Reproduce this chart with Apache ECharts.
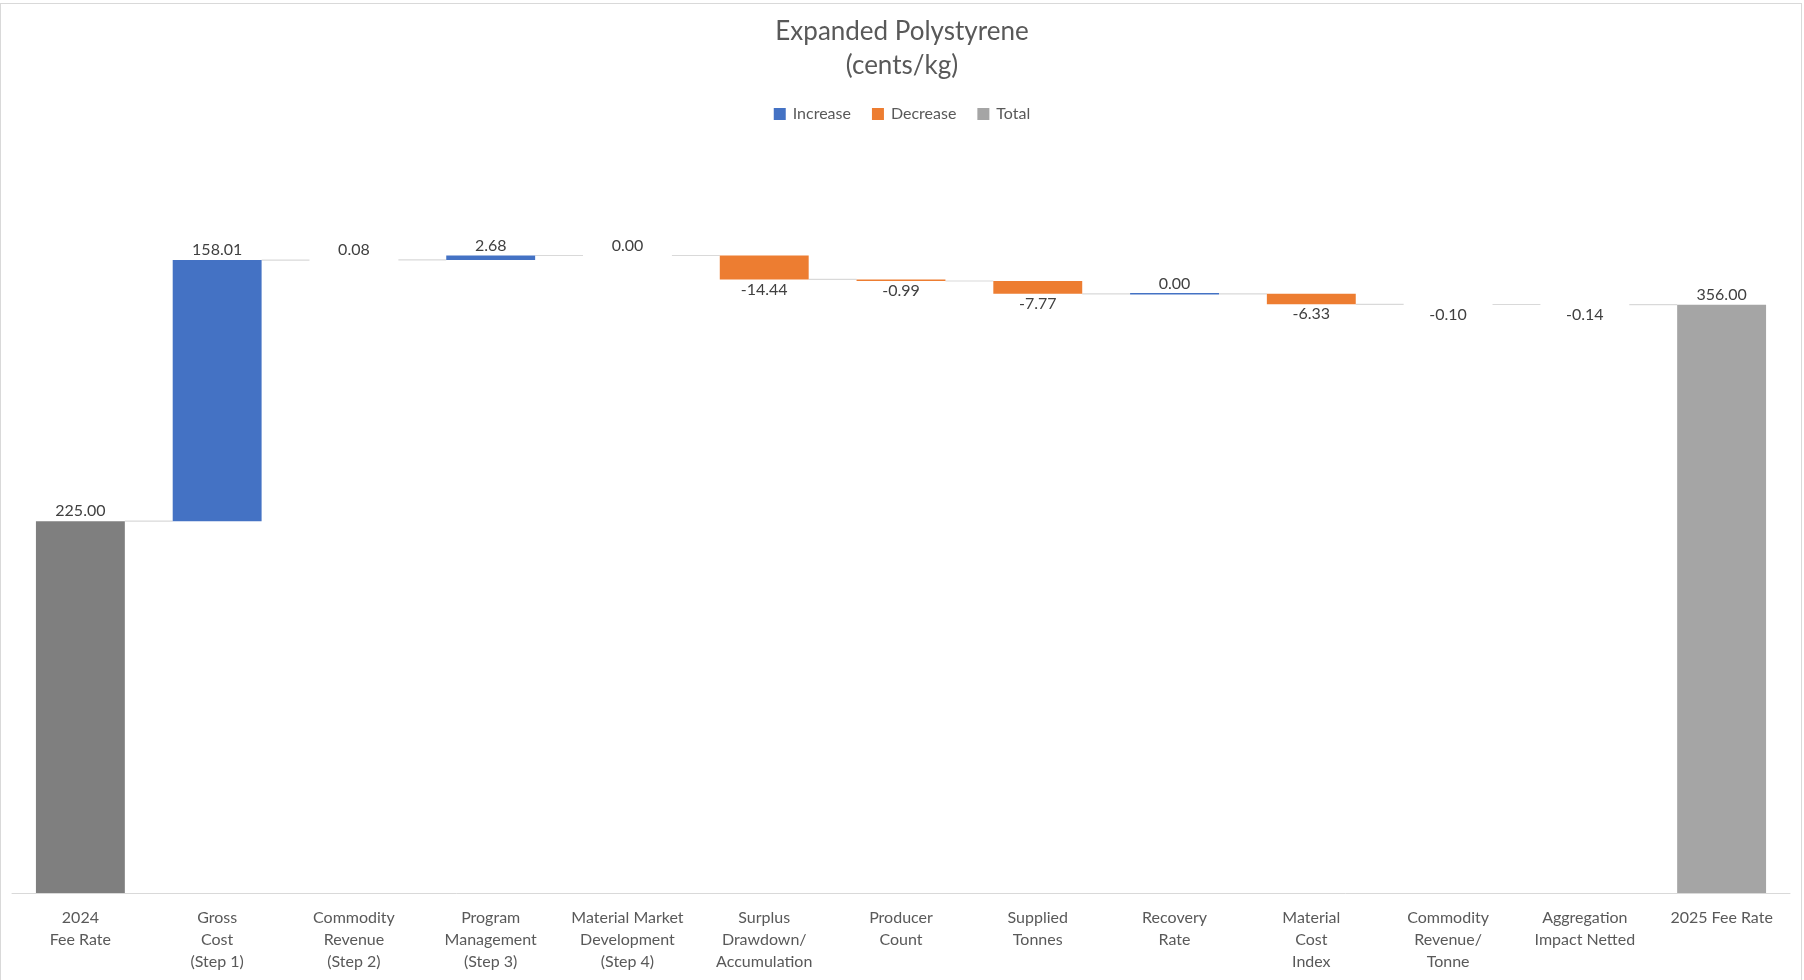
<!DOCTYPE html>
<html>
<head>
<meta charset="utf-8">
<script src="https://cdn.jsdelivr.net/npm/echarts@6/dist/echarts.min.js"></script>
<style>
  html, body { margin: 0; padding: 0; background: #ffffff; }
  #chart { position: absolute; left: 0; top: 0; width: 1804px; height: 980px; }
  #frame { position: absolute; left: 0; top: 3px; width: 1802px; height: 990px; box-sizing: border-box;
           border: 1px solid #D9D9D9; pointer-events: none; }
</style>
</head>
<body>
<div id="chart"></div>
<div id="frame"></div>
<script>
// ---- Data ----
const titleText = 'Expanded Polystyrene\n(cents/kg)';
const categories = [
  '2024\nFee Rate',
  'Gross\nCost\n(Step 1)',
  'Commodity\nRevenue\n(Step 2)',
  'Program\nManagement\n(Step 3)',
  'Material Market\nDevelopment\n(Step 4)',
  'Surplus\nDrawdown/\nAccumulation',
  'Producer\nCount',
  'Supplied\nTonnes',
  'Recovery\nRate',
  'Material\nCost\nIndex',
  'Commodity\nRevenue/\nTonne',
  'Aggregation\nImpact Netted',
  '2025 Fee Rate'
];
const startTotal = 225.00;   // 2024 Fee Rate
const endTotal = 356.00;     // 2025 Fee Rate
const changes = [158.01, 0.08, 2.68, 0.00, -14.44, -0.99, -7.77, 0.00, -6.33, -0.10, -0.14];
const zeroLineCategories = ['Recovery\nRate'];  // zero-change step drawn as a thin line
const legendNames = ['Increase', 'Decrease', 'Total'];

// ---- Build waterfall records from the data ----
const incData = [], decData = [], totData = [], connData = [];
totData.push([0, 0, startTotal, startTotal]);
let level = startTotal;
connData.push([0, level]);
changes.forEach((v, k) => {
  const i = k + 1;
  const next = level + v;
  if (v >= 0) incData.push([i, level, next, v]);
  else decData.push([i, next, level, v]);
  level = next;
  connData.push([i, level]);
});
totData.push([categories.length - 1, 0, endTotal, endTotal]);

const COLORS = { inc: '#4472C4', dec: '#ED7D31', tot: '#A5A5A5', totStart: '#7F7F7F' };
const FONT = 'Lato, "Noto Sans", sans-serif';
const BAR_RATIO = 0.65;

function makeRender(color, labelBelow) {
  return function (params, api) {
    const i = api.value(0), lo = api.value(1), hi = api.value(2), val = api.value(3);
    const pLo = api.coord([i, lo]);
    const pHi = api.coord([i, hi]);
    const w = api.size([1, 0])[0] * BAR_RATIO;
    const x = pLo[0] - w / 2;
    const yTop = Math.min(pLo[1], pHi[1]);
    const yBot = Math.max(pLo[1], pHi[1]);
    const h = yBot - yTop;
    let fill = color;
    if (color === COLORS.tot && i === 0) fill = COLORS.totStart;
    const children = [];
    if (h < 0.5 && zeroLineCategories.indexOf(categories[i]) >= 0) {
      children.push({ type: 'line', shape: { x1: x, y1: yTop, x2: x + w, y2: yTop },
                      style: { stroke: fill, lineWidth: 1.5 } });
    } else if (h >= 0.5) {
      children.push({ type: 'rect', shape: { x: x, y: yTop, width: w, height: h }, style: { fill: fill } });
    }
    children.push({
      type: 'text',
      x: pLo[0],
      y: labelBelow ? yBot + 2 : yTop - 2,
      style: {
        text: val.toFixed(2),
        fill: '#404040',
        font: '16px ' + FONT,
        textAlign: 'center',
        textVerticalAlign: labelBelow ? 'top' : 'bottom'
      }
    });
    return { type: 'group', children: children };
  };
}

function renderConnector(params, api) {
  const i = api.value(0), lv = api.value(1);
  const p0 = api.coord([i, lv]);
  const p1 = api.coord([i + 1, lv]);
  const w = api.size([1, 0])[0] * BAR_RATIO;
  return { type: 'line',
           shape: { x1: p0[0] + w / 2, y1: p0[1], x2: p1[0] - w / 2, y2: p1[1] },
           style: { stroke: '#D9D9D9', lineWidth: 1.2 } };
}

const chart = echarts.init(document.getElementById('chart'), null, { renderer: 'canvas' });
chart.setOption({
  animation: false,
  backgroundColor: '#ffffff',
  title: {
    text: titleText,
    left: 'center',
    top: 15,
    padding: 0,
    textStyle: { fontFamily: FONT, fontSize: 26, fontWeight: 'normal', color: '#595959', lineHeight: 34 }
  },
  legend: {
    data: legendNames,
    top: 106,
    left: 'center',
    padding: 0,
    icon: 'rect',
    itemWidth: 12,
    itemHeight: 12,
    itemGap: 21,
    textStyle: { fontFamily: FONT, fontSize: 16, color: '#595959', padding: [0, 0, 0, 2] }
  },
  grid: { left: 12, right: 14, top: 232, bottom: 87 },
  xAxis: {
    type: 'category',
    data: categories,
    axisTick: { show: false },
    axisLine: { lineStyle: { color: '#D9D9D9', width: 1 } },
    axisLabel: { interval: 0, margin: 14, fontFamily: FONT, fontSize: 16, lineHeight: 22, color: '#595959' }
  },
  yAxis: {
    type: 'value', min: 0, max: 400, show: false, splitLine: { show: false }
  },
  series: [
    { name: 'Connector', type: 'custom', renderItem: renderConnector, data: connData,
      encode: { x: 0, y: 1 }, silent: true, z: 1 },
    { name: 'Increase', type: 'custom', renderItem: makeRender(COLORS.inc, false), data: incData,
      itemStyle: { color: COLORS.inc }, encode: { x: 0, y: [1, 2] }, z: 2 },
    { name: 'Decrease', type: 'custom', renderItem: makeRender(COLORS.dec, true), data: decData,
      itemStyle: { color: COLORS.dec }, encode: { x: 0, y: [1, 2] }, z: 2 },
    { name: 'Total', type: 'custom', renderItem: makeRender(COLORS.tot, false), data: totData,
      itemStyle: { color: COLORS.tot }, encode: { x: 0, y: [1, 2] }, z: 2 }
  ]
});
</script>
</body>
</html>
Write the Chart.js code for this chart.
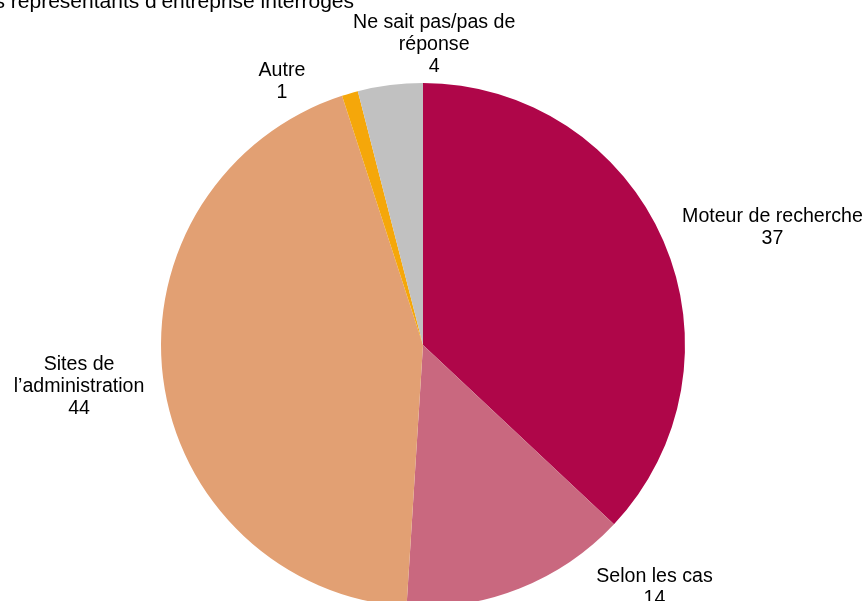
<!DOCTYPE html>
<html>
<head>
<meta charset="utf-8">
<script src="https://cdn.jsdelivr.net/npm/chart.js@4.4.0/dist/chart.umd.min.js"></script>
<style>
  html, body { margin: 0; padding: 0; background: #fff; overflow: hidden; }
  #wrap { position: relative; width: 867px; height: 640px; }
</style>
</head>
<body>
<div id="wrap"><canvas id="pie"></canvas></div>
<script>
// data
const categories = ["Moteur de recherche", "Selon les cas", "Sites de l\u2019administration", "Autre", "Ne sait pas/pas de réponse"];
const labelLines = [
  ["Moteur de recherche"],
  ["Selon les cas"],
  ["Sites de", "l\u2019administration"],
  ["Autre"],
  ["Ne sait pas/pas de", "réponse"]
];
const values = [37, 14, 44, 1, 4];
const colors = ["#AF0649", "#C9687F", "#E2A073", "#F5A70A", "#C1C1C1"];
const titleText = "des représentants d\u2019entreprise interrogés";

// label nudges from the slice edge (px)
const labelOffsets = [[109, -13], [135, -1], [-84, 9], [-68, -12], [44, -40]];

const FONT = "19.6px 'Liberation Sans', Arial, sans-serif";

const labelPlugin = {
  id: "outerLabels",
  afterDatasetsDraw(chart) {
    const ctx = chart.ctx;
    const arcs = chart.getDatasetMeta(0).data;
    ctx.save();
    ctx.font = FONT;
    ctx.fillStyle = "#000";
    ctx.textAlign = "center";
    ctx.textBaseline = "middle";
    const lh = 22;
    arcs.forEach((arc, i) => {
      const p = arc.getProps(["x", "y", "startAngle", "endAngle", "outerRadius"], true);
      const mid = (p.startAngle + p.endAngle) / 2;
      const ex = p.x + Math.cos(mid) * p.outerRadius;
      const ey = p.y + Math.sin(mid) * p.outerRadius;
      const cx = ex + labelOffsets[i][0];
      const cy = ey + labelOffsets[i][1];
      const lines = labelLines[i].concat([String(values[i])]);
      const top = cy - (lines.length - 1) * lh / 2;
      lines.forEach((t, j) => ctx.fillText(t, cx, top + j * lh));
    });
    // title, cut off at top-left like the source
    ctx.textAlign = "right";
    ctx.textBaseline = "alphabetic";
    ctx.font = "21px 'Liberation Sans', Arial, sans-serif";
    ctx.fillText(titleText, 354, 8);
    ctx.restore();
  }
};

new Chart(document.getElementById("pie"), {
  type: "pie",
  data: {
    labels: categories,
    datasets: [{
      data: values,
      backgroundColor: colors,
      borderWidth: 0
    }]
  },
  options: {
    responsive: true,
    maintainAspectRatio: false,
    animation: false,
    layout: { padding: { left: 161, right: 182, top: 83, bottom: 33 } },
    plugins: {
      legend: { display: false },
      tooltip: { enabled: false }
    }
  },
  plugins: [labelPlugin]
});
</script>
</body>
</html>
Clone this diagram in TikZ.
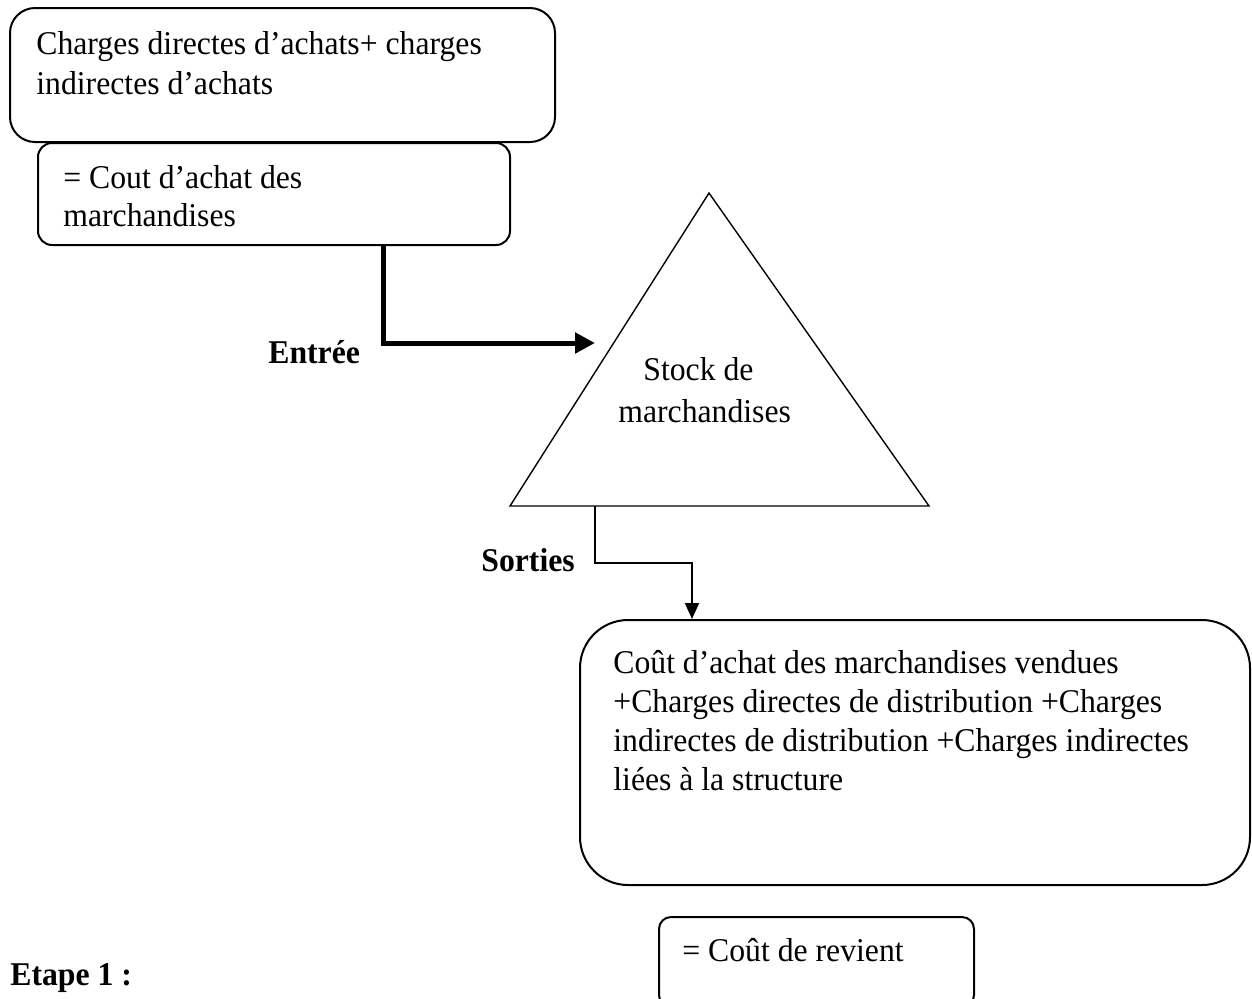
------------------------------------------------
## Task description
Where a line above contains the word "this", copy that line.

## Written response
Reproduce this chart with Apache ECharts.
Write the Chart.js code for this chart.
Clone this diagram in TikZ.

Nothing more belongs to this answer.